How insurance companies can assess and develop their resilience
Research project conducted in collaboration with renowned business school INSEAD and Heidrick & Struggles, the world leading HR-consultancy. The project was carried out between May and December 2021.
What was the response of large insurance companies to the disruption wrought by COVID-19? What can we learn from it? And how can organizations use this knowledge to navigate crises of the future?
The Western economy has endured many crises over the past two decades from 9/11 to the global banking collapse and the Euro bond crisis. All these events created their own shockwaves and taught those of us in the insurance sector much about resilience. Yet nothing could fully prepare us for the global disruption of the pandemic. The uncertainty it created, which we continue to work through, is so profound that we can’t rely on existing recovery models. We need fresh insights and knowledge. And we need a new resilience map to better understand how to develop and strengthen our organizational resilience.
That’s why we’ve been engaged in detailed academic and empirical research undertaken with 44 C-level executives across 13 companies. And through 15 scaled measurements across resources, system orientation, culture and leadership, we have created a map that provides you with a valuable reading of where your organization stands on the resilience spectrum. Crucially, it also identifies your opportunities for improvement.
Our map is based on the understanding that there are three key stages to resilience:
1) The anticipation phase, prior to the emergence of a crisis.
2) The coping or ‘bouncing back’ phase.
3) The adaptive phase, the opportunity to jump forward.

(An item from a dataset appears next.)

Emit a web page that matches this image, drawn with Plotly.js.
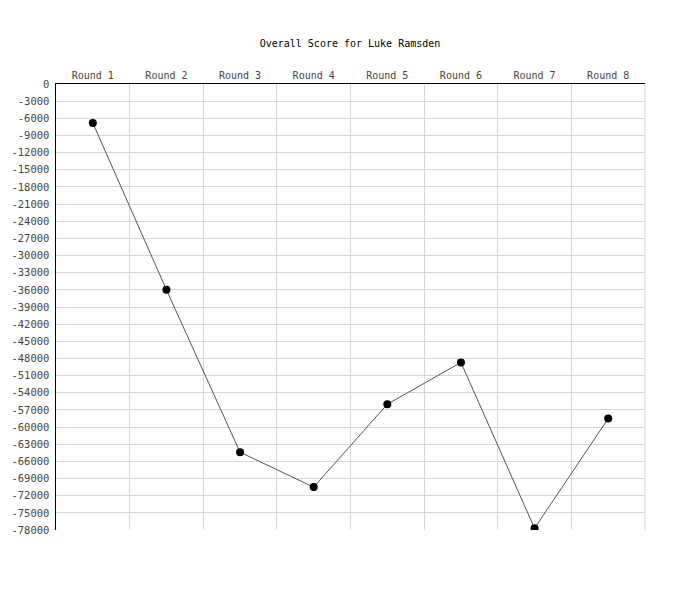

We also looked at what the successful outcomes for a truly resilient company are. The first, most obvious one, is the financial outcome – the extent to which revenues and earnings are protected in the coping stage, and then grow in the bouncing back phase. Then we have non-financial performance indicators such as service levels or employee and partner engagement. And then there are wider recognition outcomes such as whether a company’s culture shows an increase in its self-esteem or self-confidence, or makes reputational gains with the broader public.
Organizational map for reviewing and improving resilience
The resilience map
So where does your organization sit on this map? What are the levers you need to pull to increase your resilience in a world that continues to face extensive disruption? And even if you’re scoring high, are there areas of potential improvement?
One key takeaway from our research was the that the stronger an organization’s community is in terms of aligned autonomy, the better it will be at bouncing back. The chief transformation officer of a South African insurer told us: “I was most impressed by the response to the crisis – that moment when it became real, the galvanization and the united alignment behind our purpose. People took up new roles to live up to our purpose.”
However, in some cases, that very ability to bounce back thanks to a strong community orientation can also stifle a business’s ability to bounce forward, because a community committed to remaining united can be resistant to change. To emerge from a crisis with a competitive advantage, companies have to take risks and accept that nothing will be as it was before. The companies who say ‘yes, we have this community but we’re also venturing into uncharted waters, and we’re going to try new things such as launching new innovative products, acquiring companies or completely reorganising ourselves’ tend to bounce forward strongest.
The COO of a US insurer told us: “The pandemic was a ticket to heaven for us. We led with vision and were very bold in our investments during the pandemic. Thanks to our very open and engaging culture, we could do this.”
Decentralization and flexibility
There were other over-arching themes. Companies that decentralized their decision making and encouraged greater flexibility proved more resilient because they were faster to act.
As the COO of a US insurer told us: “The successful management of the crisis was to a large degree due to the choice and flexibility we gave to our employees.”